Data entries
****************************************

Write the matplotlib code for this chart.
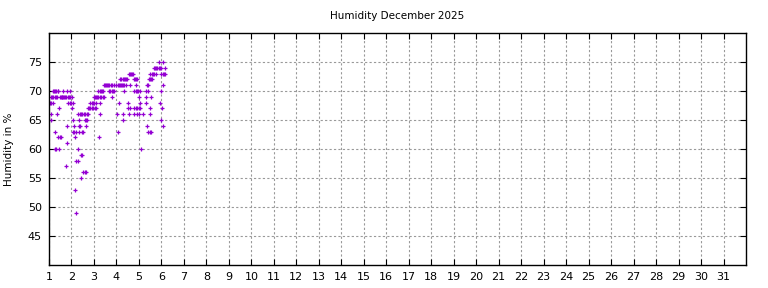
import matplotlib
matplotlib.use("Agg")
import matplotlib.pyplot as plt

title = "Humidity December 2025"
ylabel = "Humidity in %"
x_ticks = list(range(1, 32))
y_ticks = [45, 50, 55, 60, 65, 70, 75]

# readings grouped by humidity value: (value, [day positions])
rows = [
    (75, [5.89, 6.07]),
    (74, [5.65, 5.70, 5.76, 5.82, 5.88, 5.93, 5.98, 6.16]),
    (73, [4.56, 4.60, 4.65, 4.70, 4.73, 5.50, 5.56, 5.62, 5.68, 5.77, 6.00, 6.05, 6.10, 6.16]),
    (72, [4.17, 4.22, 4.27, 4.32, 4.37, 4.42, 4.47, 4.76, 4.81, 4.86, 4.91, 5.44, 5.48, 5.54, 5.60]),
    (71, [3.43, 3.48, 3.53, 3.58, 3.63, 3.68, 3.74, 3.79, 3.91, 3.99, 4.05, 4.10, 4.16,
          4.20, 4.25, 4.30, 4.35, 4.41, 4.59, 4.88, 5.36, 5.42, 6.07]),
    (70, [1.18, 1.22, 1.27, 1.32, 1.38, 1.42, 1.63, 1.78, 1.93, 3.20, 3.25, 3.30, 3.35, 3.40,
          3.67, 3.72, 3.78, 3.85, 3.91, 4.35, 4.80, 4.85, 4.90, 4.96, 5.03, 5.30, 5.40, 5.98]),
    (69, [1.08, 1.13, 1.20, 1.26, 1.30, 1.34, 1.48, 1.52, 1.56, 1.60, 1.64, 1.68, 1.72, 1.76,
          1.85, 1.90, 1.95, 2.01, 2.99, 3.04, 3.10, 3.15, 3.20, 3.26, 3.32, 3.38, 3.43, 3.79,
          5.00, 5.30, 5.53]),
    (68, [1.00, 1.04, 1.10, 1.16, 1.86, 1.92, 1.98, 2.05, 2.84, 2.90, 2.96, 3.02, 3.08, 3.28,
          4.10, 4.53, 5.03, 5.30, 5.92]),
    (67, [1.46, 2.03, 2.72, 2.78, 2.84, 2.90, 2.96, 3.03, 3.08, 4.53, 4.62, 4.80, 4.86, 4.92,
          5.00, 5.06, 5.47, 6.04]),
    (66, [1.08, 1.34, 2.31, 2.36, 2.42, 2.48, 2.55, 2.62, 2.68, 2.75, 3.28, 4.02, 4.29, 4.56,
          4.80, 4.90, 5.00, 5.20, 5.50]),
    (65, [1.08, 2.07, 2.35, 2.58, 2.64, 2.70, 4.29, 5.98]),
    (64, [1.81, 2.12, 2.34, 2.40, 2.66, 5.36, 6.07]),
    (63, [1.28, 2.08, 2.13, 2.19, 2.35, 2.47, 2.53, 4.06, 5.42, 5.48, 5.53]),
    (62, [1.40, 1.47, 1.55, 2.14, 3.22]),
    (61, [1.78]),
    (60, [1.26, 1.31, 1.46, 2.28, 5.09]),
    (59, [2.41, 2.47]),
    (58, [2.22, 2.27]),
    (57, [1.77]),
    (56, [2.50, 2.58, 2.66]),
    (55, [2.42]),
    (53, [2.17]),
    (49, [2.22]),
]

days = []
humidity = []
for val, ds in rows:
    for d in ds:
        days.append(d)
        humidity.append(val)

fig = plt.figure(figsize=(7.68, 2.88), dpi=100)
ax = fig.add_axes([49/768, 1-265/288, (746-49)/768, (265-33)/288])

ax.plot(days, humidity, linestyle="none", marker="+", color="#9400d3",
        markersize=3, markeredgewidth=0.9, clip_on=True)

ax.set_xlim(1, 32)
ax.set_ylim(40, 80)
ax.set_xticks(x_ticks)
ax.set_xticklabels([str(t) for t in x_ticks])
ax.set_yticks(y_ticks)
ax.grid(True, color="#999999", linestyle=(0, (2, 2)), linewidth=0.8)
ax.set_axisbelow(True)
ax.tick_params(direction="in", top=True, right=True, length=4, width=0.8,
               labelsize=8, pad=5)
for s in ax.spines.values():
    s.set_linewidth(1.0)
ax.set_title(title, fontsize=7.5, pad=10)
ax.set_ylabel(ylabel, fontsize=7.5, labelpad=10)

fig.savefig("out.png", dpi=100)
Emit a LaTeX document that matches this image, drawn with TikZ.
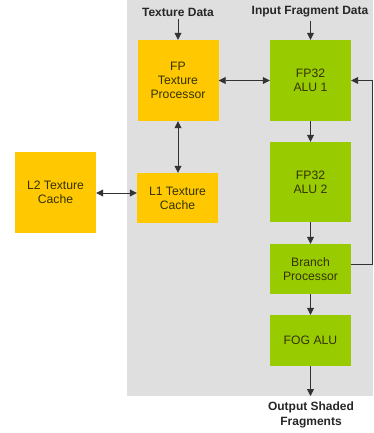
\documentclass[tikz,border=0pt]{standalone}
\usepackage{fontspec}
\setmainfont{Liberation Sans}
\usetikzlibrary{arrows.meta}
\definecolor{bggray}{HTML}{DFDFDF}
\definecolor{texyel}{HTML}{FFC800}
\definecolor{alugrn}{HTML}{99CC00}
\definecolor{boxtxt}{HTML}{333300}
\begin{document}
\begin{tikzpicture}[x=1pt,y=-1pt,
  yelbox/.style={fill=texyel,draw=none,minimum width=81pt,inner sep=0pt,align=center,text=boxtxt,font=\fontsize{12.2}{13.8}\selectfont},
  grnbox/.style={fill=alugrn,draw=none,minimum width=81pt,inner sep=0pt,align=center,text=boxtxt,font=\fontsize{12.2}{13.8}\selectfont},
  lbl/.style={font=\bfseries\fontsize{12}{15}\selectfont,align=center,text=black!85,inner sep=0pt},
  conn/.style={draw=black!80,line width=0.8pt,-{Triangle[length=7pt,width=7pt]}},
  biconn/.style={draw=black!80,line width=0.8pt,{Triangle[length=7pt,width=7pt]}-{Triangle[length=7pt,width=7pt]}}]
\useasboundingbox (0,0) rectangle (373,433);
\fill[bggray] (127,0) rectangle (373,396);
\node[yelbox,minimum height=81pt] (tp) at (178,80.5) {FP\\Texture\\Processor};
\node[grnbox,minimum height=81pt] (alu1) at (310.5,80.5) {FP32\\ALU 1};
\node[yelbox,minimum height=81pt] (l2) at (55.5,192.5) {L2 Texture\\Cache};
\node[yelbox,minimum height=50pt] (l1) at (177.5,198) {L1 Texture\\Cache};
\node[grnbox,minimum height=80pt] (alu2) at (310.5,182) {FP32\\ALU 2};
\node[grnbox,minimum height=50pt] (br) at (310.5,269) {Branch\\Processor};
\node[grnbox,minimum height=51pt] (fog) at (310.5,340.5) {FOG ALU};
\node[lbl] (td) at (178,12) {Texture Data};
\node[lbl] (ifd) at (310,12) {Input Fragment Data};
\node[lbl] (out) at (311,415) {Output Shaded\\Fragments};
\coordinate (outend) at (310.5,396);
\coordinate (fbr) at (372,264);
\draw[conn] (td.south -| tp.north) ++(0,3) -- (tp.north);
\draw[conn] (ifd.south -| alu1.north) ++(0,3) -- (alu1.north);
\draw[biconn] (tp.east) -- (alu1.west);
\draw[biconn] (tp.south) -- (tp.south |- l1.north);
\draw[biconn] (l2.east |- 0,193) -- (l1.west |- 0,193);
\draw[conn] (alu1.south) -- (alu2.north);
\draw[conn] (alu2.south) -- (br.north);
\draw[conn] (br.south) -- (fog.north);
\draw[conn] (fog.south) -- (outend);
\draw[conn] (br.east |- fbr) -- (fbr) |- (alu1.east);
\end{tikzpicture}
\end{document}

****************************************

* _Task requirements_: Only the lines from the start of the records to the one containing "y_ticks = [45, 50, 55, 60, 65, 70, 75]" should be repeated, exactly and with both ends kept; drop any pictures.

* _Worked answer_:
Write the matplotlib code for this chart.
import matplotlib
matplotlib.use("Agg")
import matplotlib.pyplot as plt

title = "Humidity December 2025"
ylabel = "Humidity in %"
x_ticks = list(range(1, 32))
y_ticks = [45, 50, 55, 60, 65, 70, 75]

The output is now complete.